JEB: Alexandra, a moça holandesa que ingressou nas FARC em 2002, serve numa de suas unidades. Qual é sua opinião sobre ela? Como o senhor interpreta que uma moça como ela esteja nas fileiras da guerrilha colombiana?
MJ: Ela é uma mulher que chegou à Colômbia por necessidades de trabalho, com o desejo de conhecer o mundo e tomou conhecimento das FARC porque houvia falar mal delas, porque lhe diziam qua as FARC não existiam e que eramos o pior, e foi-nós conhecendo e se apaixonou pela luta revolucionária a partir das FARC. Assim, ela na vida guerrilheira é uma aluna extraordinária que faz tudo o que corresponde a um guerrilheiro. Fez os cursos básicos, os médios, os gerais, tem desempenho muito bom e a gente gosta dela. Além disso, já começa a dirigir, porque tem capacidade. É uma mulher sobre a qual tem se especulado muito, mas ela é uma revolucionária europeia, é uma internacionalista e, através dela, muitos mais podem chegar, pois a exploração é mundial.

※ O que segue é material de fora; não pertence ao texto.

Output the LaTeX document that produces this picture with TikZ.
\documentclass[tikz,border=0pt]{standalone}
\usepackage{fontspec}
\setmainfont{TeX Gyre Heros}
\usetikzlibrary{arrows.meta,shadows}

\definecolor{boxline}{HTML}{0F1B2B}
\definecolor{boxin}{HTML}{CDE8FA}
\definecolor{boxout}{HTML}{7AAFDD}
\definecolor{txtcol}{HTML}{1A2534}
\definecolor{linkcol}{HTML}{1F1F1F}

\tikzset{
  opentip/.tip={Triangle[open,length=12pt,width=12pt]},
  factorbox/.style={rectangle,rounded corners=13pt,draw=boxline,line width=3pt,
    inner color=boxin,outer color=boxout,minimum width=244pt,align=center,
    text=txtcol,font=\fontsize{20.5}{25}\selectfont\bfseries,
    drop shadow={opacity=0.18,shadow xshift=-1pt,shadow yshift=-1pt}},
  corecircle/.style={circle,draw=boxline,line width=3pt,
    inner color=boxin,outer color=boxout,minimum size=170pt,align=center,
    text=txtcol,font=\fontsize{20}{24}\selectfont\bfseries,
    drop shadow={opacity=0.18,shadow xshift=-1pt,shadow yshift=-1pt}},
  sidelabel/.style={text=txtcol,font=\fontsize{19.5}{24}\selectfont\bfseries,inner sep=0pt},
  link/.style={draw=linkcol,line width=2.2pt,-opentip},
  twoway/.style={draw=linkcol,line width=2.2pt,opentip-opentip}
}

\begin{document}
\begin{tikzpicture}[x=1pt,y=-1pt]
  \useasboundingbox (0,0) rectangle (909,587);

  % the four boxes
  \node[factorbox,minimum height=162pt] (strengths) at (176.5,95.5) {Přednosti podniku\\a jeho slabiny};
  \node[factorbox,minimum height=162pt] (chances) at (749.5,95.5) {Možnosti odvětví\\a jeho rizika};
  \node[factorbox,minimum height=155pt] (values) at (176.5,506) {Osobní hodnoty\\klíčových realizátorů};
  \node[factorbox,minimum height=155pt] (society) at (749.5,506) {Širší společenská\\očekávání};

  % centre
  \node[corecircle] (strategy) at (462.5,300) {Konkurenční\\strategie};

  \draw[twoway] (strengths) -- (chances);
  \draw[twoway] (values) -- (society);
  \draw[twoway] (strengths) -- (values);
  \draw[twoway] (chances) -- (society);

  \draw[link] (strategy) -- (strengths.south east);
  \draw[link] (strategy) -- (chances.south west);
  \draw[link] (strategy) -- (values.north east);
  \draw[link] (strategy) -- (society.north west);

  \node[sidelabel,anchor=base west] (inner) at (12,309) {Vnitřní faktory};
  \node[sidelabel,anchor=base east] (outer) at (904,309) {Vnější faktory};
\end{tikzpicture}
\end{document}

JEB: Quando ela ingressou nas FARC e o senhor a conheceu, pensou que conseguiria ser uma guerrilheira ou teve duvidas?
MJ: No início, quando nos encontramos pela primeira vez, pela experiência que temos, dizemos “ela não vai aguentar”, pelo comportamento que se deve ter nas montanhas, por sua condição física, mas eu me enganei e agora ela anda mais do que eu.